Almost in tears, she sighed: Oh, what will become of me now?
I’m possessed by a love that no one has heard of, a new kind of passion,
a monstrous desire! If heaven had truly wanted to spare me,
It ought to have done so. If not, and the gods were out to destroy me,
they might at least have sent me some natural normal affliction.
(lines 723 – 730)
Iphis’ soliloquy is heart wrenching as she mourns for the love that cannot be. She prays to the gods asking why they were causing the wedding to go forward when they knew Iphis would never know the physical love of her wife.
Her mother is equally troubled and does all she can to postpone the wedding day. Here, it’s made clear that Iphis has no idea why the lie has been told, and that her father has remained clueless all these years.

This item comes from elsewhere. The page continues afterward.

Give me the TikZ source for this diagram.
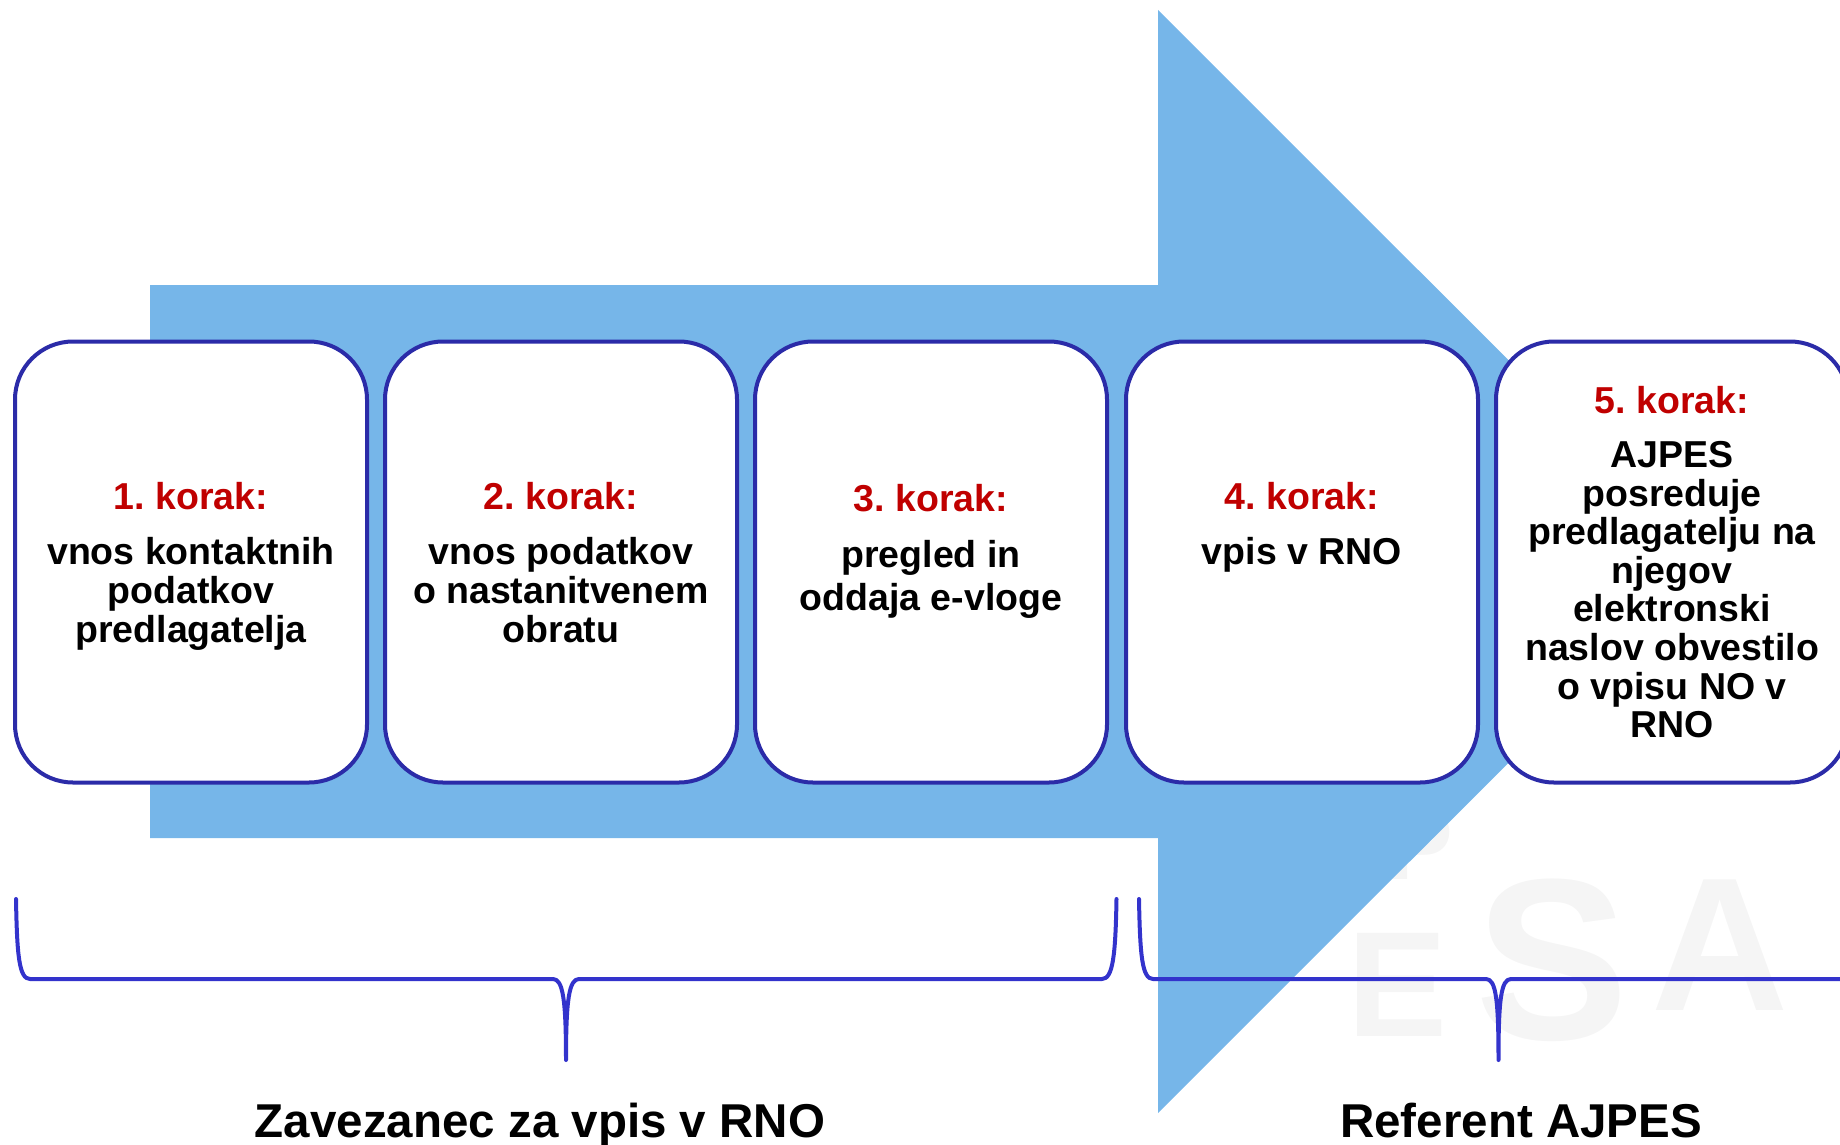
\documentclass[tikz,border=0pt]{standalone}
\usepackage{fontspec}
\setmainfont{Liberation Sans}
\frenchspacing
\usetikzlibrary{positioning}
\definecolor{arrowblue}{RGB}{118,182,233}
\definecolor{boxblue}{RGB}{43,43,168}
\definecolor{braceblue}{RGB}{51,51,204}
\definecolor{korakred}{RGB}{192,0,0}
\definecolor{wmgray}{RGB}{245,245,245}
\tikzset{stepbox/.style = {draw = boxblue, line width = 4, fill = white, rounded corners = 58, minimum width = 352, minimum height = 441, inner sep = 0}}
\tikzset{steptext/.style = {align = center, inner sep = 0, anchor = north, font = \bfseries\fontsize{37.5}{38.6}\selectfont}}
\tikzset{teamlabel/.style = {anchor = base, inner sep = 0, font = \bfseries\fontsize{47.5}{50}\selectfont}}
\tikzset{brace/.style = {draw = braceblue, line width = 4, line cap = round, line join = round}}
\tikzset{wm/.style = {text = wmgray, inner sep = 0}}

\begin{document}
\begin{tikzpicture}[x = 1pt, y = -1pt]
    \useasboundingbox (0, 0) rectangle (1840, 1145);

    % faint logo letters in the background
    \node [wm, font = \bfseries\fontsize{230}{230}\selectfont] (wm1) at (1552, 960) {S};
    \node [wm, font = \bfseries\fontsize{190}{190}\selectfont] (wm2) at (1720, 945) {A};
    \node [wm, font = \bfseries\fontsize{150}{150}\selectfont] (wm3) at (1398, 985) {E};
    \node [wm, font = \bfseries\fontsize{100}{100}\selectfont] (wm4) at (1420, 845) {P};

    \fill [arrowblue] (150, 285) -- (1158, 285) -- (1158, 10) -- (1710, 561.5)
        -- (1158, 1113) -- (1158, 838) -- (150, 838) -- cycle;

    \node [stepbox] (step1) at (191, 562) {};
    \node [stepbox] (step2) at (561, 562) {};
    \node [stepbox] (step3) at (931, 562) {};
    \node [stepbox] (step4) at (1302, 562) {};
    \node [stepbox] (step5) at (1672, 562) {};

    \node [steptext] (text1) at (191, 482) {\textcolor{korakred}{1. korak:}\\[17pt]
        vnos kontaktnih\\podatkov\\predlagatelja};
    \node [steptext] (text2) at (561, 482) {\textcolor{korakred}{2. korak:}\\[17pt]
        vnos podatkov\\o nastanitvenem\\obratu};
    \node [steptext, font = \bfseries\fontsize{37.5}{43}\selectfont] (text3) at (931, 484.5)
        {\textcolor{korakred}{3. korak:}\\[13pt] pregled in\\oddaja e-vloge};
    \node [steptext] (text4) at (1302, 482) {\textcolor{korakred}{4. korak:}\\[17pt]
        vpis v RNO};
    \node [steptext] (text5) at (1672, 386.5) {\textcolor{korakred}{5. korak:}\\[15pt]
        AJPES\\posreduje\\predlagatelju na\\njegov\\elektronski\\naslov obvestilo\\o vpisu NO v\\RNO};

    \draw [brace] (16, 899) .. controls (17, 955) and (19, 979) .. (30, 979) -- (553, 979)
        .. controls (563, 979) and (566, 1000) .. (566, 1060)
        .. controls (566, 1000) and (569, 979) .. (579, 979) -- (1102, 979)
        .. controls (1113, 979) and (1115.5, 955) .. (1116.5, 899);
    \draw [brace] (1139, 899) .. controls (1140, 955) and (1142, 979) .. (1153, 979) -- (1486, 979)
        .. controls (1496, 979) and (1498.5, 1000) .. (1498.5, 1060)
        .. controls (1498.5, 1000) and (1501, 979) .. (1511, 979) -- (1845, 979)
        .. controls (1855, 979) and (1857, 955) .. (1858, 899);

    \node [teamlabel] (team1) at (540, 1137) {Zavezanec za vpis v RNO};
    \node [teamlabel] (team2) at (1521, 1137) {Referent AJPES};
  \end{tikzpicture}
\end{document}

The day before the wedding is set, mom takes Iphis to the temple of the Egyptian goddess, Isis, and prays for help. It was Isis who had visited during childbirth offering exhortations to lie about Iphis’ gender, in order to protect her life. The temple trembles as the prayers are offered, which is taken as a “propitious omen.”
As mother and child leave the temple, Iphis’ body changes, and she becomes a boy. Joyously, Iphis takes his place beside his bride, Ianthe, knowing that he will be able to fulfill his husbandly duties.
While reading the story of Iphis, I had to remind myself that Ovid’s audience was not twenty-first century citizens who had just witnessed the legalization of same-sex marriage in the US. His audience would have had very real phobias and concerns about homosexuality.
Only the very rich men, and the scholarly, were allowed to sate their sexual desires in any way they chose. Though they were often portrayed as bisexual rather than homosexual. Women were not allowed this freedom.
As with all hierarchical patriarchies, what is okay for the upper classes is definitely not okay, and can often be seen as shameful, for the lower classes. Thus, the reflection of the times in the story of Iphis who must become a man before getting married to his love.